David expresses praise to God for being his strength and his shield. It is important to keep in mind, the only way to know the strength of the Lord is to encounter your own weakness. It was the times when David reached the end of himself that he would come face to face with the reality of the power, strength and enabling of God. All of us want to know God’s power, but we need to realize He only gives it when we are facing things that our own strength cannot handle. Paul prayed to know the power of the resurrection. He needed that because he was constantly in situations where his own power was insufficient. Those who truly know the power of God, are those who have come to realize their own weakness.

The same concept is true regarding a shield. What sounds like beautiful poetic expression, also has a real and practical backstory. David knew God to be his shield because he faced situations in life where he was forced to hide from the attack of others. He had to duck from the spear of Saul, hide in the caves of Adullum, and even flee outside the borders of the land. It was in the times of greatest attack that David learned he could hide himself under the protective shield of His God.

Whatever you are facing, it is good to know that your strength does not have to be sufficient. You can break, and when you do, you can find the strength of the Lord to be enough. No matter what the enemy hurls at you, the shield of the Lord is a fortress that will not fail.

Pastor Jim

 

Great Opportunities 

1 Samuel 22:1-2
“David therefore departed from there and escaped to the cave of Adullam. So when his brothers and all his father’s house heard it, they went down there to him. And everyone who was in distress, everyone who was in debt, and everyone who was discontented gathered to him. So he became captain over them. And there were about four hundred men with him.”

1 Samuel 23:3
“But David’s men said to him, ‘Look, we are afraid here in Judah. How much more then if we go to Keilah against the armies of the Philistines?””

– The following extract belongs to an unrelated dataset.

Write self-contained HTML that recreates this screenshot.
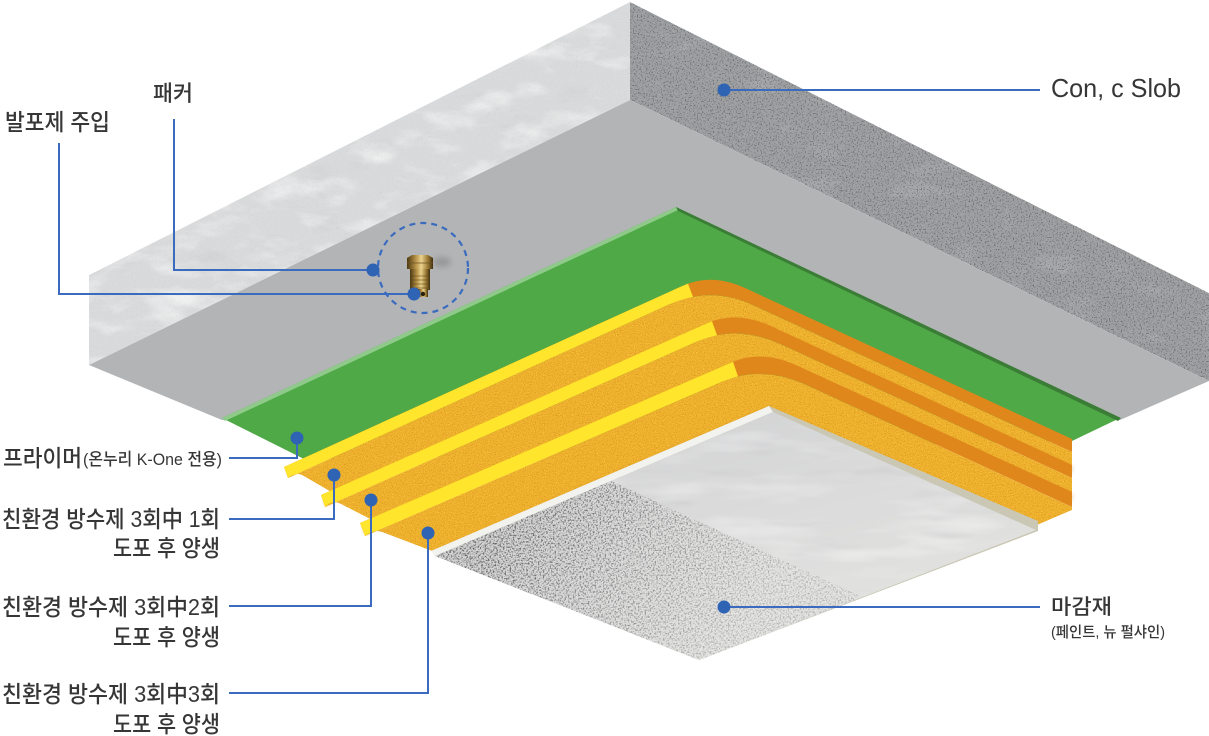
<!DOCTYPE html>
<html><head><meta charset="utf-8">
<style>
html,body{margin:0;padding:0;background:#fff;}
svg{display:block;}
text{font-family:"Liberation Sans","Noto Sans CJK KR",sans-serif;fill:#363636;font-weight:500;}
</style></head>
<body>
<svg width="1209" height="736" viewBox="0 0 1209 736" xmlns="http://www.w3.org/2000/svg">
<defs>
  <filter id="fLight" filterUnits="userSpaceOnUse" x="0" y="0" width="1209" height="736" color-interpolation-filters="sRGB">
    <feTurbulence type="fractalNoise" baseFrequency="0.02 0.045" numOctaves="4" seed="7" result="n"/>
    <feColorMatrix in="n" type="matrix" values="0 0 0 0 1  0 0 0 0 1  0 0 0 0 1  1.5 0 0 0 -0.72" result="w"/>
    <feColorMatrix in="n" type="matrix" values="0 0 0 0 0.76  0 0 0 0 0.77  0 0 0 0 0.78  0 -1.1 0 0 0.42" result="g"/>
    <feTurbulence type="fractalNoise" baseFrequency="0.8" numOctaves="1" seed="3" result="f"/>
    <feColorMatrix in="f" type="matrix" values="0 0 0 0 0.68  0 0 0 0 0.68  0 0 0 0 0.7  1.4 0 0 0 -0.85" result="fd"/>
    <feMerge result="m"><feMergeNode in="SourceGraphic"/><feMergeNode in="g"/><feMergeNode in="w"/><feMergeNode in="fd"/></feMerge>
    <feComposite in="m" in2="SourceGraphic" operator="in"/>
  </filter>
  <filter id="fDark" filterUnits="userSpaceOnUse" x="0" y="0" width="1209" height="736" color-interpolation-filters="sRGB">
    <feTurbulence type="fractalNoise" baseFrequency="0.02 0.04" numOctaves="3" seed="11" result="n"/>
    <feColorMatrix in="n" type="matrix" values="0 0 0 0 0.72  0 0 0 0 0.73  0 0 0 0 0.74  1.6 0 0 0 -0.9" result="lt"/>
    <feTurbulence type="fractalNoise" baseFrequency="0.75" numOctaves="1" seed="4" result="f"/>
    <feColorMatrix in="f" type="matrix" values="0 0 0 0 0.3  0 0 0 0 0.31  0 0 0 0 0.33  3 0 0 0 -1.55" result="dk"/>
    <feMerge result="m"><feMergeNode in="SourceGraphic"/><feMergeNode in="lt"/><feMergeNode in="dk"/></feMerge>
    <feComposite in="m" in2="SourceGraphic" operator="in"/>
  </filter>
  <filter id="fSand" filterUnits="userSpaceOnUse" x="0" y="0" width="1209" height="736" color-interpolation-filters="sRGB">
    <feTurbulence type="fractalNoise" baseFrequency="0.9" numOctaves="1" seed="5" result="n"/>
    <feColorMatrix in="n" type="matrix" values="0 0 0 0 0.78  0 0 0 0 0.5  0 0 0 0 0.05  2.5 0 0 0 -1.3" result="dk"/>
    <feColorMatrix in="n" type="matrix" values="0 0 0 0 1  0 0 0 0 0.86  0 0 0 0 0.3  0 -2.5 0 0 1.15" result="lt"/>
    <feMerge result="m"><feMergeNode in="SourceGraphic"/><feMergeNode in="dk"/><feMergeNode in="lt"/></feMerge>
    <feComposite in="m" in2="SourceGraphic" operator="in"/>
  </filter>
  <filter id="fSpeck" filterUnits="userSpaceOnUse" x="0" y="0" width="1209" height="736" color-interpolation-filters="sRGB">
    <feTurbulence type="fractalNoise" baseFrequency="0.6" numOctaves="2" seed="9" result="n"/>
    <feColorMatrix in="n" type="matrix" values="0 0 0 0 0.36  0 0 0 0 0.36  0 0 0 0 0.36  3.4 0 0 0 -1.55" result="dk"/>
    <feMerge result="m"><feMergeNode in="SourceGraphic"/><feMergeNode in="dk"/></feMerge>
    <feComposite in="m" in2="SourceGraphic" operator="in"/>
  </filter>
  <filter id="fSilver" filterUnits="userSpaceOnUse" x="0" y="0" width="1209" height="736" color-interpolation-filters="sRGB">
    <feTurbulence type="fractalNoise" baseFrequency="0.01 0.05" numOctaves="3" seed="21" result="n"/>
    <feColorMatrix in="n" type="matrix" values="0 0 0 0 1  0 0 0 0 1  0 0 0 0 1  2 0 0 0 -0.95" result="w"/>
    <feColorMatrix in="n" type="matrix" values="0 0 0 0 0.7  0 0 0 0 0.7  0 0 0 0 0.72  0 -1.5 0 0 0.6" result="g"/>
    <feMerge result="m"><feMergeNode in="SourceGraphic"/><feMergeNode in="g"/><feMergeNode in="w"/></feMerge>
    <feComposite in="m" in2="SourceGraphic" operator="in"/>
  </filter>
  <filter id="blur2" x="-20%" y="-20%" width="140%" height="140%"><feGaussianBlur stdDeviation="2"/></filter>
  <filter id="blur3" x="-50%" y="-50%" width="200%" height="200%"><feGaussianBlur stdDeviation="3"/></filter>
  <linearGradient id="silver" gradientUnits="userSpaceOnUse" x1="773" y1="412" x2="820" y2="620">
    <stop offset="0" stop-color="#cdced0"/>
    <stop offset="0.5" stop-color="#dcdcdc"/>
    <stop offset="1" stop-color="#e9e9e6"/>
  </linearGradient>
  <linearGradient id="speckFade" gradientUnits="userSpaceOnUse" x1="520" y1="515" x2="720" y2="660">
    <stop offset="0" stop-color="#ffffff" stop-opacity="0"/>
    <stop offset="1" stop-color="#f2f2ef" stop-opacity="0.55"/>
  </linearGradient>
  <linearGradient id="brass" x1="0" y1="0" x2="1" y2="0">
    <stop offset="0" stop-color="#4d3810"/>
    <stop offset="0.35" stop-color="#b8954a"/>
    <stop offset="0.55" stop-color="#ead18c"/>
    <stop offset="0.8" stop-color="#9b7a35"/>
    <stop offset="1" stop-color="#3f2e0c"/>
  </linearGradient>
</defs>

<rect width="1209" height="736" fill="#ffffff"/>

<!-- Slab -->
<polygon points="89,275 630,2 630,100 89,365" fill="#d9dadb" filter="url(#fLight)"/>
<polygon points="630,2 1209,293 1209,381 630,100" fill="#9fa1a3" filter="url(#fDark)"/>
<polygon points="89,365 630,100 1209,381 1120,420 222,420" fill="#b3b4b6"/>

<!-- Green primer -->
<polygon points="222,418 676,207 1120,418 1072,441 304,459" fill="#4fa946"/>
<polygon points="222,418 676,207 678,210 225,421" fill="#8fca8b"/>
<polygon points="676,207 1121,418 1118,421 678,211" fill="#3b7d37"/>

<!-- Layer 1 -->
<path d="M284,467 L680,287 Q710,272 745,288 L1072,439 L1072,452 L755,306 Q712,285.5 670,304 L288,478 Z" fill="#e0871b"/>
<polygon points="284,467 680,287 688,283.6 693,297 670,304 288,478" fill="#ffe52b"/>
<path d="M288,478 L670,304 Q712,285.5 755,306 L1072,452 L1072,468 L771,329 Q736,313 706,327 L333,493 L302,475 Q294,472 288,478 Z" fill="#efb12e" filter="url(#fSand)"/>
<path d="M325,503 L706,330 Q736,316 771,332 L1072,470" fill="none" stroke="#a86400" stroke-opacity="0.35" stroke-width="5" filter="url(#blur2)"/>

<!-- Layer 2 -->
<path d="M321,495 L706,323.7 Q736,310 771,326.1 L1072,465 L1072,478 L782,344.7 Q737,324 697,341.5 L325,507 Z" fill="#e0871b"/>
<polygon points="321,495 706,323.7 712,321.3 717,335.3 697,341.5 325,507" fill="#ffe52b"/>
<path d="M325,507 L697,341.5 Q737,324 782,344.7 L1072,478 L1072,495 L797,368.5 Q762,352.4 732,365 L372,520 L339,503 Q331,500 325,507 Z" fill="#efb12e" filter="url(#fSand)"/>
<path d="M364,531 L732,369 Q762,356 797,372 L1072,498" fill="none" stroke="#a86400" stroke-opacity="0.35" stroke-width="5" filter="url(#blur2)"/>

<!-- Layer 3 -->
<path d="M360,523 L732,362.3 Q762,349.4 797,365.5 L1072,492 L1072,507 L807,385.2 Q762,364.5 722,381.8 L365,536 Z" fill="#e0871b"/>
<polygon points="360,523 732,362.3 733,361.9 738,376.4 722,381.8 365,536" fill="#ffe52b"/>
<path d="M365,536 L722,381.8 Q762,364.5 807,385.2 L1072,507 L1072,510 L1037,525 L769,420 L432,551 L382,532 Q373,529 365,536 Z" fill="#efb12e" filter="url(#fSand)"/>
<path d="M440,552 L769,411 L1034,525" fill="none" stroke="#a86400" stroke-opacity="0.3" stroke-width="5" filter="url(#blur2)"/>

<!-- Board (마감재) -->
<polygon points="769,406 1038,521 1038,531 699,660 431,551" fill="#cac8b4"/>
<polygon points="431,551 769,406 773,412 435,556" fill="#f2f2ee"/>
<polygon points="435,556 773,412 1036,530 699,660" fill="url(#silver)"/>
<polygon points="435,556 773,412 1036,530 699,660" fill="#dcdcdc" opacity="0.5" filter="url(#fSilver)"/>
<polygon points="435,556 611,481 862,597 699,660" fill="#d4d4d4" filter="url(#fSpeck)"/>
<polygon points="435,556 611,481 862,597 699,660" fill="url(#speckFade)"/>

<!-- Packer -->
<ellipse cx="442" cy="262" rx="9" ry="5" fill="#7f8082" opacity="0.55" filter="url(#blur3)"/>
<rect x="410" y="267" width="20" height="23" fill="url(#brass)"/>
<g stroke="#5a4415" stroke-width="0.8" opacity="0.7">
  <line x1="410" y1="276" x2="430" y2="276"/>
  <line x1="410" y1="280" x2="430" y2="280"/>
  <line x1="410" y1="284" x2="430" y2="284"/>
  <line x1="410" y1="288" x2="430" y2="288"/>
</g>
<path d="M407,258 L412,255 L428,255 L433,258 L433,269 L407,269 Z" fill="url(#brass)"/>
<line x1="407" y1="263" x2="433" y2="263" stroke="#6b5220" stroke-width="0.8"/>
<rect x="418" y="289" width="10" height="8" fill="url(#brass)"/>
<circle cx="423" cy="294" r="2.2" fill="#2a2008"/>

<!-- Dashed circle -->
<circle cx="423" cy="268" r="45" fill="none" stroke="#3a6bbf" stroke-width="2.2" stroke-dasharray="6 5"/>

<!-- Connectors -->
<g fill="none" stroke="#3a6bbf" stroke-width="2">
  <polyline points="174,119 174,270 373,270"/>
  <polyline points="59,143 59,294 414,294"/>
  <line x1="724" y1="90" x2="1040" y2="90"/>
  <line x1="724" y1="607" x2="1040" y2="607"/>
  <polyline points="229,458 297,458 297,438"/>
  <polyline points="229,519 334,519 334,475"/>
  <polyline points="229,606 371,606 371,500"/>
  <polyline points="229,693 428,693 428,533"/>
</g>
<g fill="#2f63b3">
  <circle cx="373" cy="270" r="6.5"/>
  <circle cx="414" cy="294" r="6.5"/>
  <circle cx="724" cy="90" r="6.5"/>
  <circle cx="724" cy="607" r="6.5"/>
  <circle cx="297" cy="438" r="6.5"/>
  <circle cx="334" cy="475" r="6.5"/>
  <circle cx="371" cy="500" r="6.5"/>
  <circle cx="428" cy="533" r="6.5"/>
</g>

<!-- Labels -->
<text x="153" y="101" font-size="22" textLength="40" lengthAdjust="spacingAndGlyphs">패커</text>
<text x="5" y="130" font-size="23" textLength="105" lengthAdjust="spacingAndGlyphs">발포제 주입</text>
<text x="1051" y="97" font-size="26" textLength="130" lengthAdjust="spacingAndGlyphs">Con, c Slob</text>
<text x="1051" y="614" font-size="21" textLength="61" lengthAdjust="spacingAndGlyphs">마감재</text>
<text x="1051" y="637" font-size="15" textLength="114" lengthAdjust="spacingAndGlyphs">(페인트, 뉴 펄샤인)</text>

<text x="3" y="466" font-size="23" textLength="79" lengthAdjust="spacingAndGlyphs">프라이머</text>
<text x="83" y="465" font-size="17" textLength="139" lengthAdjust="spacingAndGlyphs">(온누리 K-One 전용)</text>

<text x="2" y="527" font-size="23" textLength="218" lengthAdjust="spacingAndGlyphs">친환경 방수제 3회中 1회</text>
<text x="113" y="556" font-size="23" textLength="107" lengthAdjust="spacingAndGlyphs">도포 후 양생</text>
<text x="2" y="615" font-size="23" textLength="218" lengthAdjust="spacingAndGlyphs">친환경 방수제 3회中2회</text>
<text x="113" y="645" font-size="23" textLength="107" lengthAdjust="spacingAndGlyphs">도포 후 양생</text>
<text x="2" y="702" font-size="23" textLength="218" lengthAdjust="spacingAndGlyphs">친환경 방수제 3회中3회</text>
<text x="113" y="732" font-size="23" textLength="107" lengthAdjust="spacingAndGlyphs">도포 후 양생</text>
</svg>
</body></html>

Perhaps you have heard stories about the heroics of the men who aligned themselves with David. They are often referred to as his “Mighty Men.” This is a fair description for many of them since they went on to accomplish great exploits in the furtherance of the kingdom and in its defense from enemies both inside and out.

That being said, it is important to note that these men did not start out mighty. Our first introduction to them is quite discouraging. We learn their characters were somewhat questionable, and they lacked any real faith to step out and serve the Lord. It was not where they started that defined them, as much as, where they ended up. It was the fact that they stepped into battle while filled with trepidation, that made them into the mighty men God used to forge the nation.

All of us have both opportunity and obstacles in the path before us. The question is whether we will trust the sufficiency of the Lord or if we will cower behind our inabilities. If we choose to step into the obstacle in the power of the Spirit of God, we will find victory that will forge us into one of His mighty men.

Years ago, I commented to a friend about the exploits of a man that God was using in a unique and tremendous way. He seemed to always be right in the midst of grand opportunities, and trying circumstances. I said, “It is amazing how these things always seem to happen to him.” Another man, who knew him much better, replied, “They do not ‘happen to him,” but he goes and looks for them”. I thought, how strange it was that while I try to avoid difficulty, he was looking for it, stepping into it, and finding huge opportunity to point many to Christ.

Let’s let our circumstances forge us into mighty men and women, who have chosen to be involved in furthering the kingdom of Christ.